▶ Exercise instructions
Quote the listing in full, exactly as given, minus any pictures.

▶ Data segment
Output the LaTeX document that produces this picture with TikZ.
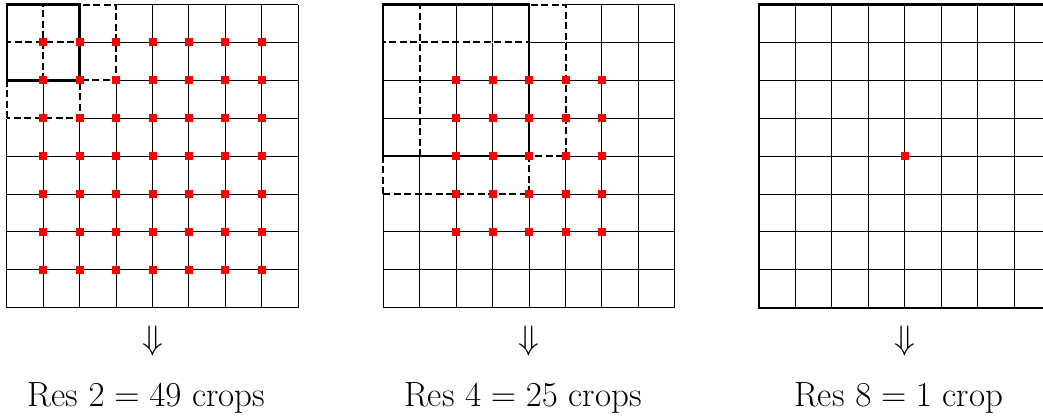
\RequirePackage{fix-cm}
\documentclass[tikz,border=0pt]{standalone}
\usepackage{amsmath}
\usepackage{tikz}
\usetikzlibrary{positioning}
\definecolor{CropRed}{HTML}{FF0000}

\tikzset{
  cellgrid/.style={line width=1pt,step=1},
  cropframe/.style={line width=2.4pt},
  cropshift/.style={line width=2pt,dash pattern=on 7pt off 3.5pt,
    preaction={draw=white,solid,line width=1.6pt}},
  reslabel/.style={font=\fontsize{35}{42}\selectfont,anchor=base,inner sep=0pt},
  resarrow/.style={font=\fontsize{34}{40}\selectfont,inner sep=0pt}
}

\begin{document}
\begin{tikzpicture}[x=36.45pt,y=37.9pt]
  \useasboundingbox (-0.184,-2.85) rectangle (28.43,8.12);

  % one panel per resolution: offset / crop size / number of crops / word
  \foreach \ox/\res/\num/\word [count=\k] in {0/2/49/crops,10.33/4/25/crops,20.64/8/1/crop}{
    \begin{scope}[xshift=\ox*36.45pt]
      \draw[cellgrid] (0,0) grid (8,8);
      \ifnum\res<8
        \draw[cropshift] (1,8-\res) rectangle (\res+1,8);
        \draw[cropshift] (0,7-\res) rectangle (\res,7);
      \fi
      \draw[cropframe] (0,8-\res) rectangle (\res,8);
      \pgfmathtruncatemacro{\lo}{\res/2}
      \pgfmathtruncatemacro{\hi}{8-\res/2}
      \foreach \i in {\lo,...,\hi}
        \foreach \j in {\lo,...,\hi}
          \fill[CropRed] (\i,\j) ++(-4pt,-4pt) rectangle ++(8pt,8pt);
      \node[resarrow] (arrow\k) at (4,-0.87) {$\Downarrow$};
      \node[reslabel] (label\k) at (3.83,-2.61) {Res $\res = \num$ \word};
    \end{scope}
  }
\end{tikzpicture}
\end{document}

▶ Expected answer
Output the LaTeX document that produces this picture with TikZ.
\RequirePackage{fix-cm}
\documentclass[tikz,border=0pt]{standalone}
\usepackage{amsmath}
\usepackage{tikz}
\usetikzlibrary{positioning}
\definecolor{CropRed}{HTML}{FF0000}

\tikzset{
  cellgrid/.style={line width=1pt,step=1},
  cropframe/.style={line width=2.4pt},
  cropshift/.style={line width=2pt,dash pattern=on 7pt off 3.5pt,
    preaction={draw=white,solid,line width=1.6pt}},
  reslabel/.style={font=\fontsize{35}{42}\selectfont,anchor=base,inner sep=0pt},
  resarrow/.style={font=\fontsize{34}{40}\selectfont,inner sep=0pt}
}

\begin{document}
\begin{tikzpicture}[x=36.45pt,y=37.9pt]
  \useasboundingbox (-0.184,-2.85) rectangle (28.43,8.12);

  % one panel per resolution: offset / crop size / number of crops / word
  \foreach \ox/\res/\num/\word [count=\k] in {0/2/49/crops,10.33/4/25/crops,20.64/8/1/crop}{
    \begin{scope}[xshift=\ox*36.45pt]
      \draw[cellgrid] (0,0) grid (8,8);
      \ifnum\res<8
        \draw[cropshift] (1,8-\res) rectangle (\res+1,8);
        \draw[cropshift] (0,7-\res) rectangle (\res,7);
      \fi
      \draw[cropframe] (0,8-\res) rectangle (\res,8);
      \pgfmathtruncatemacro{\lo}{\res/2}
      \pgfmathtruncatemacro{\hi}{8-\res/2}
      \foreach \i in {\lo,...,\hi}
        \foreach \j in {\lo,...,\hi}
          \fill[CropRed] (\i,\j) ++(-4pt,-4pt) rectangle ++(8pt,8pt);
      \node[resarrow] (arrow\k) at (4,-0.87) {$\Downarrow$};
      \node[reslabel] (label\k) at (3.83,-2.61) {Res $\res = \num$ \word};
    \end{scope}
  }
\end{tikzpicture}
\end{document}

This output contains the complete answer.